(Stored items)
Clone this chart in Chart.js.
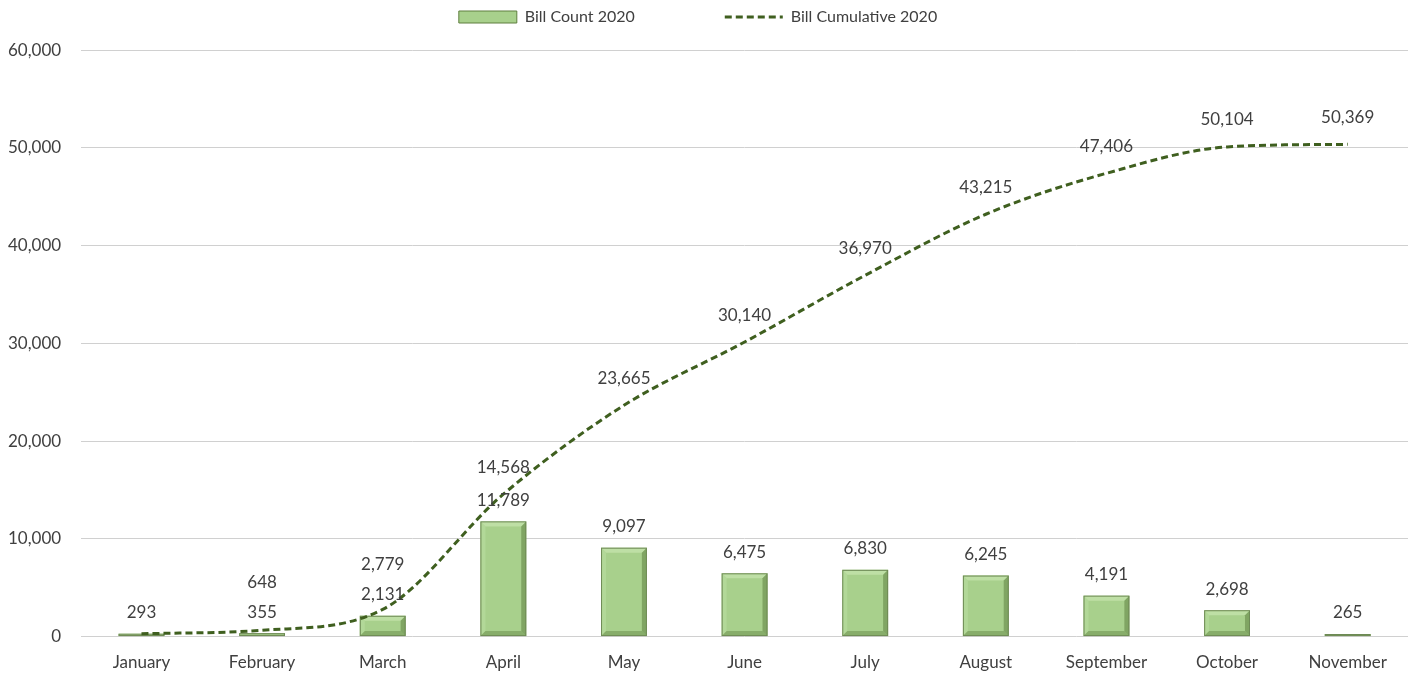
<!DOCTYPE html>
<html>
<head>
<meta charset="utf-8">
<script src="https://cdn.jsdelivr.net/npm/chart.js@4/dist/chart.umd.min.js"></script>
<style>
  html, body { margin: 0; padding: 0; background: #fff; }
  #wrap { width: 1416px; height: 674px; }
</style>
</head>
<body>
<div id="wrap"><canvas id="bills"></canvas></div>
<script>
const months = ['January', 'February', 'March', 'April', 'May', 'June', 'July', 'August', 'September', 'October', 'November'];
const billCount = [293, 355, 2131, 11789, 9097, 6475, 6830, 6245, 4191, 2698, 265];
const billCumulative = [293, 648, 2779, 14568, 23665, 30140, 36970, 43215, 47406, 50104, 50369];
const yTicks = [0, 10000, 20000, 30000, 40000, 50000, 60000];

const fmt = v => v.toLocaleString('en-US');
const textColor = '#404040';
const fontFamily = 'Lato, "Open Sans", sans-serif';
const lineColor = '#3f5f1f';
const lineDash = [7, 4];

// bevel look on the bars, drawn over the bar elements
const bevel = {
  id: 'bevel',
  afterDatasetDraw(chart, args) {
    if (args.index !== 0) return;
    const ctx = chart.ctx;
    args.meta.data.forEach(bar => {
      const l = bar.x - bar.width / 2, r = bar.x + bar.width / 2;
      const t = bar.y, b = bar.base;
      const h = b - t;
      if (h < 1) return;
      const e = Math.min(5, h / 2, bar.width / 4);
      ctx.save();
      ctx.fillStyle = 'rgba(200,230,175,0.7)';
      ctx.beginPath();
      ctx.moveTo(l, t); ctx.lineTo(r, t); ctx.lineTo(r - e, t + e); ctx.lineTo(l + e, t + e);
      ctx.fill();
      ctx.fillStyle = 'rgba(185,222,160,0.6)';
      ctx.beginPath();
      ctx.moveTo(l, t); ctx.lineTo(l + e, t + e); ctx.lineTo(l + e, b - e); ctx.lineTo(l, b);
      ctx.fill();
      ctx.fillStyle = 'rgba(95,130,65,0.55)';
      ctx.beginPath();
      ctx.moveTo(r, t); ctx.lineTo(r, b); ctx.lineTo(r - e, b - e); ctx.lineTo(r - e, t + e);
      ctx.fill();
      ctx.fillStyle = 'rgba(95,130,65,0.45)';
      ctx.beginPath();
      ctx.moveTo(l, b); ctx.lineTo(r, b); ctx.lineTo(r - e, b - e); ctx.lineTo(l + e, b - e);
      ctx.fill();
      ctx.strokeStyle = '#6e8a55';
      ctx.lineWidth = 1;
      ctx.strokeRect(l + 0.5, t + 0.5, bar.width - 1, h - 1);
      ctx.restore();
    });
  }
};

// value labels, line labels pushed up when they would hit the bar label
const valueLabels = {
  id: 'valueLabels',
  afterDatasetsDraw(chart) {
    const ctx = chart.ctx;
    const bars = chart.getDatasetMeta(0).data;
    const pts = chart.getDatasetMeta(1).data;
    ctx.save();
    ctx.font = '17px ' + fontFamily;
    ctx.fillStyle = textColor;
    ctx.textAlign = 'center';
    ctx.textBaseline = 'middle';
    bars.forEach((bar, i) => {
      const barY = bar.y - 21;
      ctx.fillText(fmt(billCount[i]), bar.x, barY);
      if (billCumulative[i] === billCount[i]) return;
      let lineY = pts[i].y - 27;
      if (Math.abs(lineY - barY) < 24) lineY = barY - 30;
      ctx.fillText(fmt(billCumulative[i]), pts[i].x, lineY);
    });
    ctx.restore();
  }
};

new Chart(document.getElementById('bills'), {
  type: 'bar',
  data: {
    labels: months,
    datasets: [
      {
        label: 'Bill Count 2020',
        data: billCount,
        backgroundColor: '#a8d08c',
        borderWidth: 0,
        barPercentage: 0.38,
        categoryPercentage: 1,
        pointStyle: 'rect',
        order: 2
      },
      {
        type: 'line',
        label: 'Bill Cumulative 2020',
        data: billCumulative,
        borderColor: lineColor,
        backgroundColor: lineColor,
        borderWidth: 3,
        borderDash: lineDash,
        cubicInterpolationMode: 'monotone',
        pointRadius: 0,
        pointStyle: 'line',
        fill: false,
        order: 1
      }
    ]
  },
  options: {
    responsive: true,
    maintainAspectRatio: false,
    animation: false,
    layout: { padding: { left: -12, right: 8, top: -81, bottom: -7 } },
    plugins: {
      legend: {
        display: true,
        position: 'top',
        labels: {
          usePointStyle: true,
          pointStyleWidth: 58,
          boxHeight: 12,
          padding: 90,
          color: textColor,
          font: { family: fontFamily, size: 16 },
          sort: (a, b) => a.datasetIndex - b.datasetIndex,
          generateLabels: chart => {
            const items = Chart.defaults.plugins.legend.labels.generateLabels(chart);
            items.forEach(it => {
              if (it.datasetIndex === 0) {
                it.fillStyle = '#a8d08c';
                it.strokeStyle = '#5f7f3f';
                it.lineWidth = 1;
              } else {
                it.strokeStyle = lineColor;
                it.lineWidth = 3;
                it.lineDash = lineDash;
              }
            });
            return items;
          }
        }
      },
      // empty spacer between legend and plot
      title: {
        display: true,
        text: '',
        weight: 500,
        font: { size: 1 },
        padding: { top: 0, bottom: 14 }
      },
      tooltip: { enabled: false }
    },
    scales: {
      x: {
        grid: { display: false },
        border: { display: false },
        ticks: { color: textColor, font: { family: fontFamily, size: 17 }, padding: 8 }
      },
      y: {
        min: 0,
        max: 60000,
        afterBuildTicks: axis => { axis.ticks = yTicks.map(v => ({ value: v })); },
        grid: { color: '#d0d0d0', drawTicks: false },
        border: { display: false },
        ticks: {
          color: textColor,
          font: { family: fontFamily, size: 17 },
          padding: 20,
          callback: v => fmt(v)
        }
      }
    }
  },
  plugins: [bevel, valueLabels]
});
</script>
</body>
</html>
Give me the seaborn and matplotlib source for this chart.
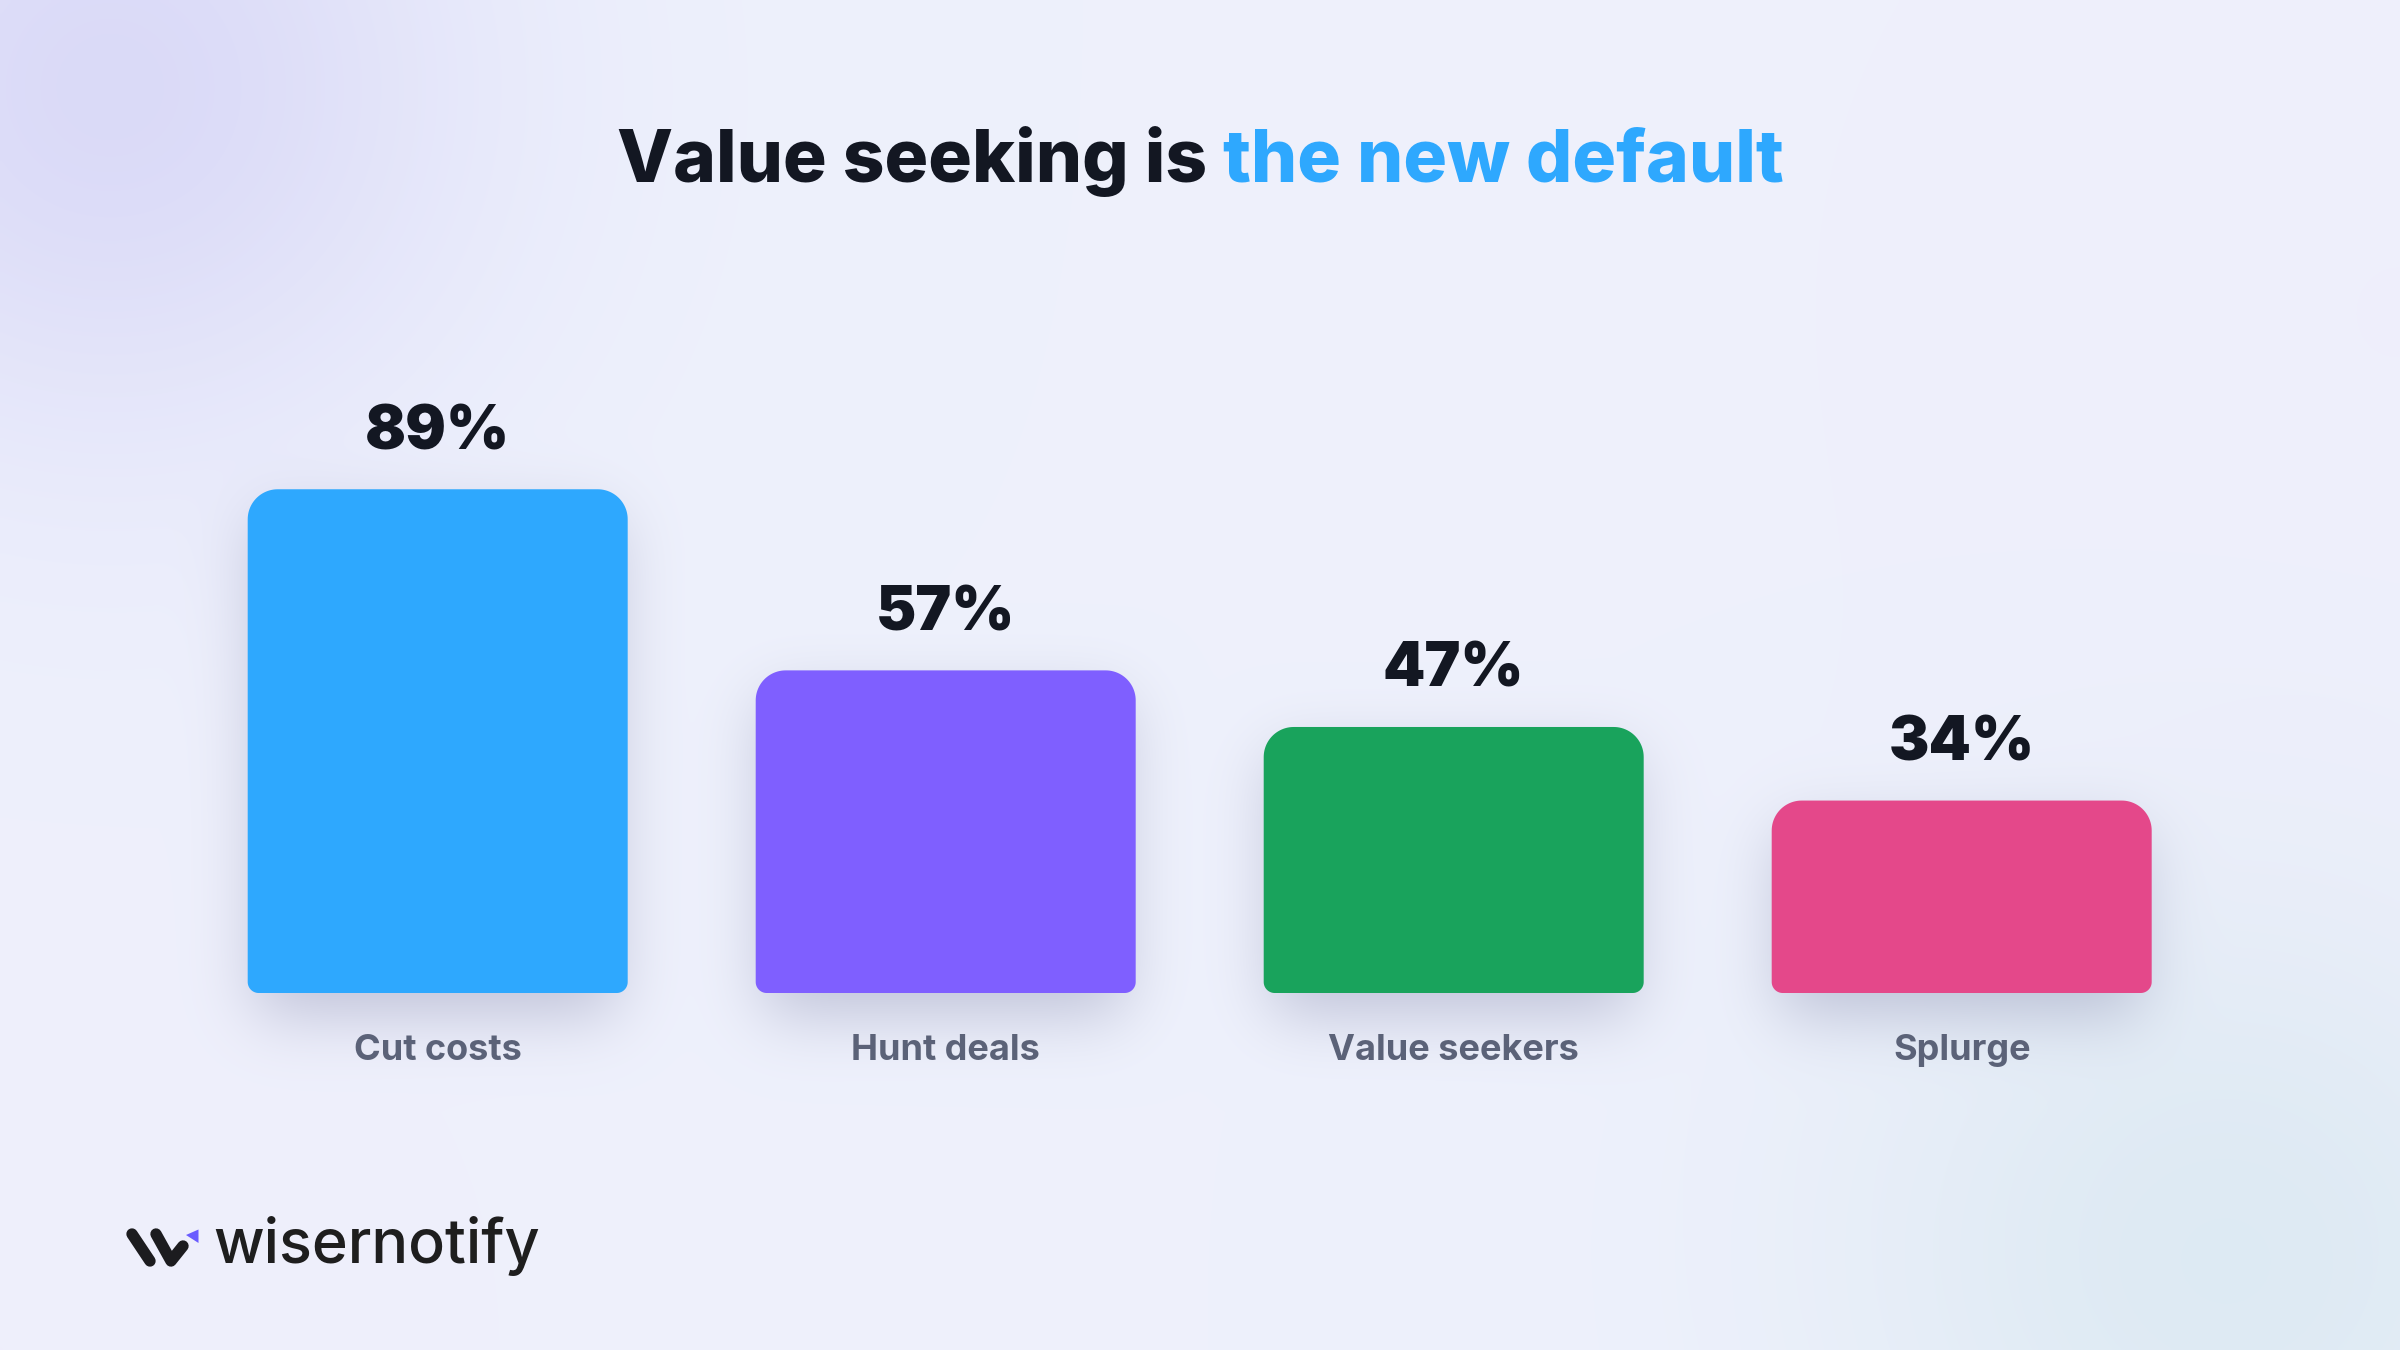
import numpy as np
import pandas as pd
import matplotlib
matplotlib.use("Agg")
import matplotlib.pyplot as plt
import seaborn as sns
from matplotlib.patches import Polygon
from matplotlib.colors import to_rgb

# data
categories = ["Cut costs", "Hunt deals", "Value seekers", "Splurge"]
shares = [89, 57, 47, 34]
value_labels = ["89%", "57%", "47%", "34%"]
bar_colors = ["#2ea8fe", "#7f5fff", "#19a35c", "#e4488a"]

title_dark = "Value seeking is"
title_blue = "the new default"
brand = "wisernotify"

W, H, DPI = 2400, 1350, 100

sns.set_theme(style="white")
plt.rcParams['font.family'] = ['Inter', 'DejaVu Sans']

fig = plt.figure(figsize=(W / DPI, H / DPI), dpi=DPI)

# background axes in pixel coords (y down)
bg_ax = fig.add_axes([0, 0, 1, 1], zorder=0)
bg_ax.set_xlim(0, W)
bg_ax.set_ylim(H, 0)
bg_ax.axis('off')

# main chart axes
ax = fig.add_axes([183.7 / W, (H - 993) / H, 2032 / W, 566 / H], zorder=1)
ax.patch.set_alpha(0)
df = pd.DataFrame({"cat": categories, "share": shares})
sns.barplot(data=df, x="cat", y="share", hue="cat", palette=bar_colors,
            width=0.748, saturation=1, legend=False, ax=ax)
ax.set_xlim(-0.5, 3.5)
ax.set_ylim(0, 100)
ax.axis('off')

# pixel scale of data units
o = ax.transData.transform((0, 0))
sx = ax.transData.transform((1, 0))[0] - o[0]
sy = ax.transData.transform((0, 1))[1] - o[1]

# ---- background: soft gradient + blurred bar shadows ----
step = 4
yy, xx = np.mgrid[0:H:step, 0:W:step] + step / 2
img = np.ones(xx.shape + (3,)) * np.array(to_rgb("#eef1fc"))


def blend(img, alpha, color):
    c = np.array(to_rgb(color))
    return img * (1 - alpha[..., None]) + c * alpha[..., None]


def blob(cx, cy, r):
    return np.exp(-((xx - cx) ** 2 + (yy - cy) ** 2) / r ** 2)


img = blend(img, 0.85 * blob(110, 90, 360), "#d7d6f7")
img = blend(img, 0.8 * blob(2230, 1240, 380), "#d8e8f0")
img = blend(img, 0.5 * blob(2400, 300, 700), "#efedfb")
img = blend(img, 0.5 * blob(0, 1350, 600), "#efedfb")


def blur(a, sigma):
    r = int(3 * sigma)
    k = np.exp(-0.5 * (np.arange(-r, r + 1) / sigma) ** 2)
    k /= k.sum()
    a = np.apply_along_axis(lambda m: np.convolve(m, k, mode='same'), 0, a)
    a = np.apply_along_axis(lambda m: np.convolve(m, k, mode='same'), 1, a)
    return a


mask = np.zeros(xx.shape)
boxes = []
for p in ax.patches:
    x0, y0 = p.get_x(), p.get_y()
    x1, y1 = x0 + p.get_width(), y0 + p.get_height()
    boxes.append((p, x0, x1, y0, y1))
    (px0, py0), (px1, py1) = ax.transData.transform([(x0, y0), (x1, y1)])
    top, bottom = H - py1, H - py0
    mask[(xx >= px0 + 10) & (xx <= px1 - 10) & (yy >= top + 30) & (yy <= bottom + 24)] = 1
shadow = blur(mask, 32 / step)
img = blend(img, 0.31 * shadow, "#5a5e8a")

bg_ax.imshow(img, extent=(0, W, H, 0), interpolation='bilinear', aspect='auto', zorder=0)


# ---- rounded bars ----
def rounded_bar(x0, x1, y0, y1, rt, rb, n=24):
    corners = [
        (x0 + rb / sx, y0 + rb / sy, rb, np.pi, 1.5 * np.pi),
        (x1 - rb / sx, y0 + rb / sy, rb, 1.5 * np.pi, 2 * np.pi),
        (x1 - rt / sx, y1 - rt / sy, rt, 0, 0.5 * np.pi),
        (x0 + rt / sx, y1 - rt / sy, rt, 0.5 * np.pi, np.pi),
    ]
    pts = []
    for cx, cy, r, a0, a1 in corners:
        t = np.linspace(a0, a1, n)
        pts += list(zip(cx + r / sx * np.cos(t), cy + r / sy * np.sin(t)))
    return pts


for (p, x0, x1, y0, y1), lab, cat in zip(boxes, value_labels, categories):
    p.set_visible(False)
    ax.add_patch(Polygon(rounded_bar(x0, x1, y0, y1, 30, 11), closed=True,
                         facecolor=p.get_facecolor(), edgecolor='none', zorder=3))
    xc = (x0 + x1) / 2
    ax.text(xc, y1 + 40 / sy, lab, ha='center', va='baseline', fontsize=43.5,
            fontweight='black', color='#131722', clip_on=False)
    ax.text(xc, -67 / sy, cat, ha='center', va='baseline', fontsize=26,
            fontweight='bold', color='#5b6278', clip_on=False)

# ---- title in two colours ----
ty = (H - 182) / H
t1 = fig.text(0, ty, title_dark, fontsize=52.5, fontweight='heavy', color='#131722', va='baseline')
t2 = fig.text(0, ty, title_blue, fontsize=52.5, fontweight='heavy', color='#2ea8fe', va='baseline')
rend = fig.canvas.get_renderer()
w1 = t1.get_window_extent(rend).width
w2 = t2.get_window_extent(rend).width
gap = 16
start = (W - (w1 + gap + w2)) / 2
t1.set_x(start / W)
t2.set_x((start + w1 + gap) / W)

# ---- logo ----
ink = '#1c1c1f'
bg_ax.plot([132, 150], [1234, 1261], lw=8.2, color=ink, solid_capstyle='round', zorder=5)
bg_ax.plot([156, 171, 183], [1234, 1261, 1246], lw=8.2, color=ink,
           solid_capstyle='round', solid_joinstyle='round', zorder=5)
bg_ax.add_patch(Polygon([(186, 1235), (198.5, 1229.5), (198.5, 1243)], closed=True,
                        facecolor='#6a5cff', edgecolor='none', zorder=5))
fig.text(213 / W, (H - 1263) / H, brand, fontsize=44, fontweight='medium',
         color='#1e1e1e', va='baseline')

fig.savefig('out.png', dpi=DPI)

■ Work to complete
Quote the lines above exactly, starting with the one that has "Give me the" and ending with the one that has "from matplotlib.colors import to_rgb"; drop the pictures and include nothing else.

■ Written answer
Give me the seaborn and matplotlib source for this chart.
import numpy as np
import pandas as pd
import matplotlib
matplotlib.use("Agg")
import matplotlib.pyplot as plt
import seaborn as sns
from matplotlib.patches import Polygon
from matplotlib.colors import to_rgb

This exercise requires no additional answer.